Given task: Write out the full listing exactly as given, minus the images.

_____

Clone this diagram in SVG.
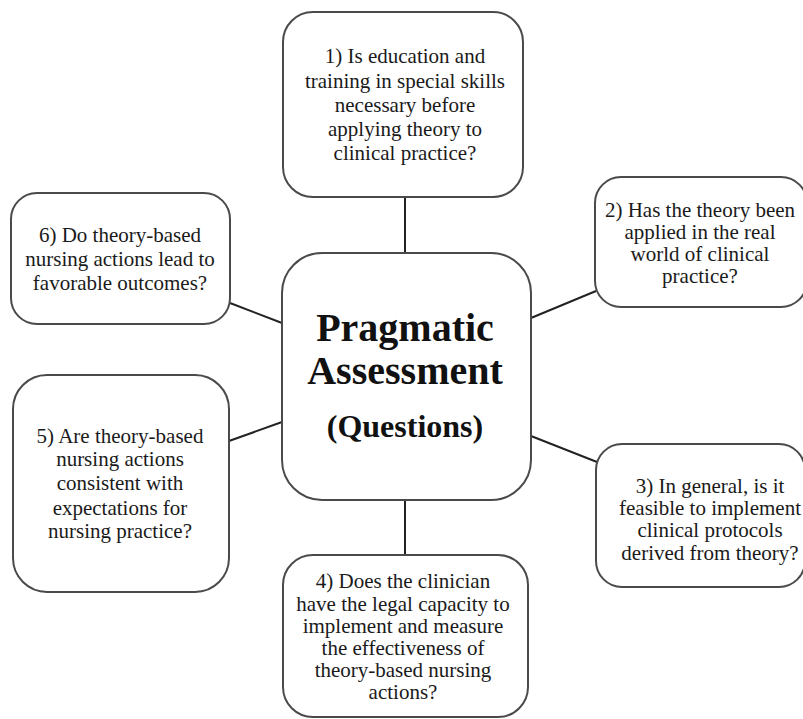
<svg xmlns="http://www.w3.org/2000/svg" width="803" height="719" viewBox="0 0 803 719">
<style>
.box{fill:#fff;stroke:#4a4a4a;stroke-width:2}
.t{font-family:"Liberation Serif","Times New Roman",serif;font-size:21px;fill:#1a1a1a;text-anchor:middle}
.c{font-family:"Liberation Serif","Times New Roman",serif;font-weight:bold;fill:#111;text-anchor:middle}
.ln{stroke:#222;stroke-width:2;fill:none}
</style>
<rect width="803" height="719" fill="#fff"/>
<g id="connectors">
<line class="ln" x1="405" y1="197" x2="405" y2="253"/>
<line class="ln" x1="531" y1="318" x2="596" y2="291"/>
<line class="ln" x1="230" y1="303" x2="282" y2="323"/>
<line class="ln" x1="229" y1="441" x2="282" y2="422"/>
<line class="ln" x1="531" y1="436" x2="597" y2="462"/>
<line class="ln" x1="405" y1="500" x2="405" y2="555"/>
</g>
<g id="center">
<rect class="box" x="282" y="253" width="249" height="247" rx="40"/>
<text class="c" x="405" y="341" font-size="40">Pragmatic</text>
<text class="c" x="405" y="384" font-size="40">Assessment</text>
<text class="c" x="405" y="437" font-size="32">(Questions)</text>
</g>
<g id="q1">
<rect class="box" x="283" y="12" width="240" height="185" rx="30"/>
<text class="t" x="405" y="63">1) Is education and</text>
<text class="t" x="405" y="88">training in special skills</text>
<text class="t" x="405" y="112">necessary before</text>
<text class="t" x="405" y="136">applying theory to</text>
<text class="t" x="405" y="160">clinical practice?</text>
</g>
<g id="q2">
<rect class="box" x="595" y="177" width="212" height="130" rx="26"/>
<text class="t" x="700" y="217">2) Has the theory been</text>
<text class="t" x="700" y="239">applied in the real</text>
<text class="t" x="700" y="261">world of clinical</text>
<text class="t" x="700" y="283">practice?</text>
</g>
<g id="q3">
<rect class="box" x="596" y="444" width="209" height="143" rx="26"/>
<text class="t" x="710" y="493">3) In general, is it</text>
<text class="t" x="710" y="515">feasible to implement</text>
<text class="t" x="710" y="537">clinical protocols</text>
<text class="t" x="710" y="560">derived from theory?</text>
</g>
<g id="q4">
<rect class="box" x="283" y="555" width="245" height="162" rx="30"/>
<text class="t" x="403" y="588">4) Does the clinician</text>
<text class="t" x="403" y="611">have the legal capacity to</text>
<text class="t" x="403" y="633">implement and measure</text>
<text class="t" x="403" y="655">the effectiveness of</text>
<text class="t" x="403" y="677">theory-based nursing</text>
<text class="t" x="403" y="699">actions?</text>
</g>
<g id="q5">
<rect class="box" x="13" y="375" width="216" height="217" rx="34"/>
<text class="t" x="120" y="443">5) Are theory-based</text>
<text class="t" x="120" y="466">nursing actions</text>
<text class="t" x="120" y="490">consistent with</text>
<text class="t" x="120" y="515">expectations for</text>
<text class="t" x="120" y="538">nursing practice?</text>
</g>
<g id="q6">
<rect class="box" x="11" y="193" width="219" height="131" rx="26"/>
<text class="t" x="120" y="242">6) Do theory-based</text>
<text class="t" x="120" y="266">nursing actions lead to</text>
<text class="t" x="120" y="290">favorable outcomes?</text>
</g>
</svg>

_____

Result of the exercise:
Clone this diagram in SVG.
<svg xmlns="http://www.w3.org/2000/svg" width="803" height="719" viewBox="0 0 803 719">
<style>
.box{fill:#fff;stroke:#4a4a4a;stroke-width:2}
.t{font-family:"Liberation Serif","Times New Roman",serif;font-size:21px;fill:#1a1a1a;text-anchor:middle}
.c{font-family:"Liberation Serif","Times New Roman",serif;font-weight:bold;fill:#111;text-anchor:middle}
.ln{stroke:#222;stroke-width:2;fill:none}
</style>
<rect width="803" height="719" fill="#fff"/>
<g id="connectors">
<line class="ln" x1="405" y1="197" x2="405" y2="253"/>
<line class="ln" x1="531" y1="318" x2="596" y2="291"/>
<line class="ln" x1="230" y1="303" x2="282" y2="323"/>
<line class="ln" x1="229" y1="441" x2="282" y2="422"/>
<line class="ln" x1="531" y1="436" x2="597" y2="462"/>
<line class="ln" x1="405" y1="500" x2="405" y2="555"/>
</g>
<g id="center">
<rect class="box" x="282" y="253" width="249" height="247" rx="40"/>
<text class="c" x="405" y="341" font-size="40">Pragmatic</text>
<text class="c" x="405" y="384" font-size="40">Assessment</text>
<text class="c" x="405" y="437" font-size="32">(Questions)</text>
</g>
<g id="q1">
<rect class="box" x="283" y="12" width="240" height="185" rx="30"/>
<text class="t" x="405" y="63">1) Is education and</text>
<text class="t" x="405" y="88">training in special skills</text>
<text class="t" x="405" y="112">necessary before</text>
<text class="t" x="405" y="136">applying theory to</text>
<text class="t" x="405" y="160">clinical practice?</text>
</g>
<g id="q2">
<rect class="box" x="595" y="177" width="212" height="130" rx="26"/>
<text class="t" x="700" y="217">2) Has the theory been</text>
<text class="t" x="700" y="239">applied in the real</text>
<text class="t" x="700" y="261">world of clinical</text>
<text class="t" x="700" y="283">practice?</text>
</g>
<g id="q3">
<rect class="box" x="596" y="444" width="209" height="143" rx="26"/>
<text class="t" x="710" y="493">3) In general, is it</text>
<text class="t" x="710" y="515">feasible to implement</text>
<text class="t" x="710" y="537">clinical protocols</text>
<text class="t" x="710" y="560">derived from theory?</text>
</g>
<g id="q4">
<rect class="box" x="283" y="555" width="245" height="162" rx="30"/>
<text class="t" x="403" y="588">4) Does the clinician</text>
<text class="t" x="403" y="611">have the legal capacity to</text>
<text class="t" x="403" y="633">implement and measure</text>
<text class="t" x="403" y="655">the effectiveness of</text>
<text class="t" x="403" y="677">theory-based nursing</text>
<text class="t" x="403" y="699">actions?</text>
</g>
<g id="q5">
<rect class="box" x="13" y="375" width="216" height="217" rx="34"/>
<text class="t" x="120" y="443">5) Are theory-based</text>
<text class="t" x="120" y="466">nursing actions</text>
<text class="t" x="120" y="490">consistent with</text>
<text class="t" x="120" y="515">expectations for</text>
<text class="t" x="120" y="538">nursing practice?</text>
</g>
<g id="q6">
<rect class="box" x="11" y="193" width="219" height="131" rx="26"/>
<text class="t" x="120" y="242">6) Do theory-based</text>
<text class="t" x="120" y="266">nursing actions lead to</text>
<text class="t" x="120" y="290">favorable outcomes?</text>
</g>
</svg>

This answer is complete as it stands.